Thursday, August 13, 2015
German growth - strong without being impressive
Neither Greece nor China were able to stop the German economy. According to the just released first estimate of the German statistical agency, GDP grew by 0.4% QoQ in the second quarter, from 0.3% QoQ in 1Q. Compared with the second quarter of 2014, German GDP increased by 1.6%. GDP components will only be released at the end of the month but available monthly data and the statistical agency’s press release indicate that growth was driven by exports and domestic consumption. Investment was a drag on growth.
The Eurozone powerhouse has successfully defied external turbulences. Despite the Greek crisis, the Chinese stock market collapse and growth slowdown fears as well as continued weakness in many Eurozone countries, the German economy continued its latest stretch of four consecutive quarters with growth averaging 0.4%. Since the last technical recession in 2012, the economy has grown by an average of 0.3% each quarter. And there is more. Exports have returned as an important growth driver, showing that Germany indeed is one of the main beneficiaries of the weaker euro.
Nevertheless, not all that glitters is gold. The fact that record low interest rates, low energy prices and the weak euro have not led to a stronger expansion in our view shows that the German economy has simply reached the end of its long positive virtuous circle of structural reforms and growth. Normally, such a cocktail of strong external steroids should have given wings to the economy. This is not the case.
Looking ahead, mixed monthly data have made it difficult to get a good grip on Germany’s growth outlook. While industrial production disappointed in June, new orders were encouraging and soft indicators – despite some recent weakening – remained strong. Record high employment, low inflation and decent wage growth remain strong trumps for the domestic economy and bode well for the second half of the year. However, at the same time, it is not difficult to envision a cyclical cooling of Germany’s export-driven engine. The key buyer of German capital goods, China, is in the midst of a slowdown, while Germany’s service sector and domestic consumption – despite recent positive developments – are currently still not able to fully offset a possible strong hit to exports.
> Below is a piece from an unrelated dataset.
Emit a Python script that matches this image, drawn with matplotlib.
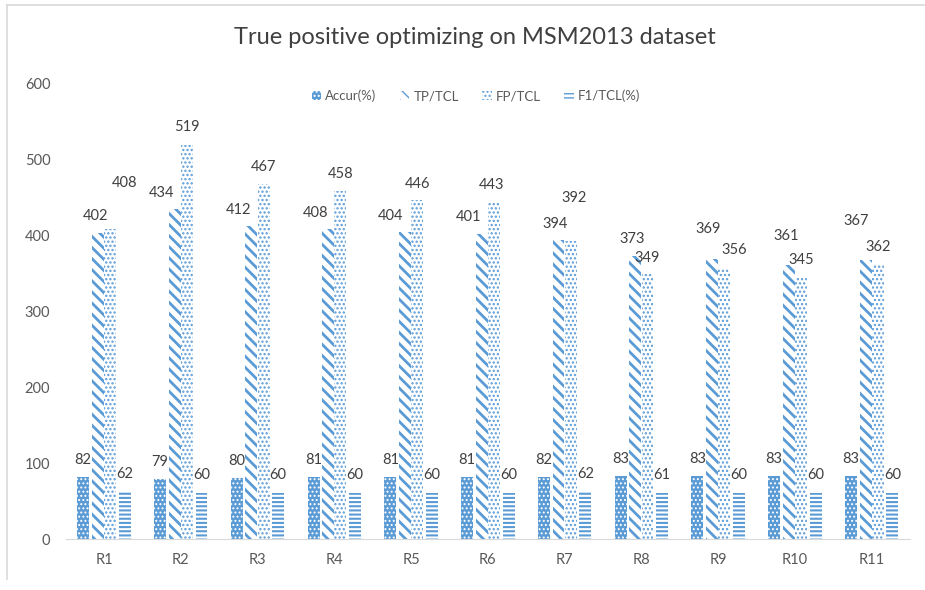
import matplotlib
matplotlib.use("Agg")
import matplotlib.pyplot as plt
from matplotlib.lines import Line2D
import numpy as np


# * Data
categories = ["R1", "R2", "R3", "R4", "R5", "R6", "R7", "R8", "R9", "R10", "R11"]
accur = [82, 79, 80, 81, 81, 81, 82, 83, 83, 83, 83]
tp_tcl = [402, 434, 412, 408, 404, 401, 394, 373, 369, 361, 367]
fp_tcl = [408, 519, 467, 458, 446, 443, 392, 349, 356, 345, 362]
f1_tcl = [62, 60, 60, 60, 60, 60, 62, 61, 60, 60, 60]
series_names = ["Accur(%)", "TP/TCL", "FP/TCL", "F1/TCL(%)"]

# label nudges (pixels) so the labels don't collide, like Excel did it
tp_dx = [-2, -13, -13, -13, -14, -13, -3, -3, -4, -3, -9]
tp_dy = [17, 16, 16, 16, 16, 17, 16, 17, 30, 29, 39]
fp_dx = [14, 0, 0, 0, 0, -2, 3, 0, 10, 0, 0]
fp_dy = [46, 18, 17, 17, 16, 17, 43, 16, 18, 17, 17]

# * Style
BLUE = "#5B9BD5"
TEXT = "#404040"
GRAY = "#595959"
plt.rcParams["font.family"] = ["Lato", "DejaVu Sans"]

fig = plt.figure(figsize=(9.25, 5.9), dpi=100)
ax = fig.add_axes([0.0709, 0.0864, 0.913, 0.7729])

x = np.arange(len(categories))
w = 0.155
offsets = [-0.27, -0.08, 0.08, 0.27]
# (style, hatch linewidth)
styles = [
    (dict(facecolor=BLUE, edgecolor="white", hatch="...."), 0.9),
    (dict(facecolor="white", edgecolor=BLUE, hatch="\\\\\\"), 2.0),
    (dict(facecolor="white", edgecolor=BLUE, hatch="...."), 1.1),
    (dict(facecolor="white", edgecolor=BLUE, hatch="----"), 1.5),
]
all_vals = [accur, tp_tcl, fp_tcl, f1_tcl]


def hatched_bar(xs, vals, st, hlw):
    with plt.rc_context({"hatch.linewidth": hlw}):
        bars = ax.bar(xs, vals, width=w, linewidth=0, **st)
        for b in bars:
            if hasattr(b, "set_hatch_linewidth"):
                b.set_hatch_linewidth(hlw)
    return bars


for vals, off, (st, hlw) in zip(all_vals, offsets, styles):
    hatched_bar(x + off, vals, st, hlw)

# data labels
lbl = dict(textcoords="offset pixels", ha="center", va="center", fontsize=10.5, color=TEXT)
for i in range(len(categories)):
    ax.annotate(str(accur[i]), (x[i] + offsets[0], accur[i]), xytext=(0, 17), **lbl)
    ax.annotate(str(tp_tcl[i]), (x[i] + offsets[1], tp_tcl[i]), xytext=(tp_dx[i], tp_dy[i]), **lbl)
    ax.annotate(str(fp_tcl[i]), (x[i] + offsets[2], fp_tcl[i]), xytext=(fp_dx[i], fp_dy[i]), **lbl)
    ax.annotate(str(f1_tcl[i]), (x[i] + offsets[3], f1_tcl[i]), xytext=(0, 18), **lbl)

ax.set_xlim(-0.5, len(categories) - 0.5)
ax.set_ylim(0, 600)
ax.set_yticks(range(0, 601, 100))
ax.set_xticks(x)
ax.set_xticklabels(categories)
ax.tick_params(axis="both", length=0, labelsize=10.5, labelcolor=GRAY)
ax.tick_params(axis="y", pad=11)
ax.tick_params(axis="x", pad=10)
for s in ["top", "right", "left"]:
    ax.spines[s].set_visible(False)
ax.spines["bottom"].set_color("#D9D9D9")

# legend
handles = []
for st, hlw in styles:
    with plt.rc_context({"hatch.linewidth": hlw}):
        h = plt.Rectangle((0, 0), 1, 1, linewidth=0, **st)
        if hasattr(h, "set_hatch_linewidth"):
            h.set_hatch_linewidth(hlw)
    handles.append(h)
ax.legend(handles, series_names, loc="center", bbox_to_anchor=(476 / 925, 1 - 96 / 590),
          bbox_transform=fig.transFigure, ncol=4, frameon=False, fontsize=9.5,
          handlelength=0.7, handleheight=0.7, handletextpad=0.3, columnspacing=1.8,
          labelcolor=GRAY)

fig.text(475 / 925, 1 - 38 / 590, "True positive optimizing on MSM2013 dataset",
         ha="center", va="center", fontsize=17, color=TEXT)

# chart frame (top + left edges visible)
fig.add_artist(Line2D([7 / 925, 1], [1 - 5 / 590, 1 - 5 / 590], color="#D9D9D9", lw=1.2))
fig.add_artist(Line2D([7 / 925, 7 / 925], [1 - 5 / 590, 1 - 579 / 590], color="#D9D9D9", lw=1.2))

fig.savefig("out.png", dpi=100)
After the rebalancing discussion as part of the euro crisis debate, China’s slowdown will now provide new arguments in favour of more domestic investment in Germany. Finally, although highly positive in the context of the euro crisis, the latest improvement in Eurozone periphery countries will not be able to compensate for the continued stagnation of the French economy and its direct impact for German exports.
All in all, the first estimate of German Q2 growth just confirmed that the Eurozone’s economic powerhouse is cruising along nicely, despite several external turbulences. While the Eurozone economy seems to see some signs of rebalancing with the stagnation in France and strong growth numbers from Spain and Greece, Germany remains an almost boring beacon of reliability.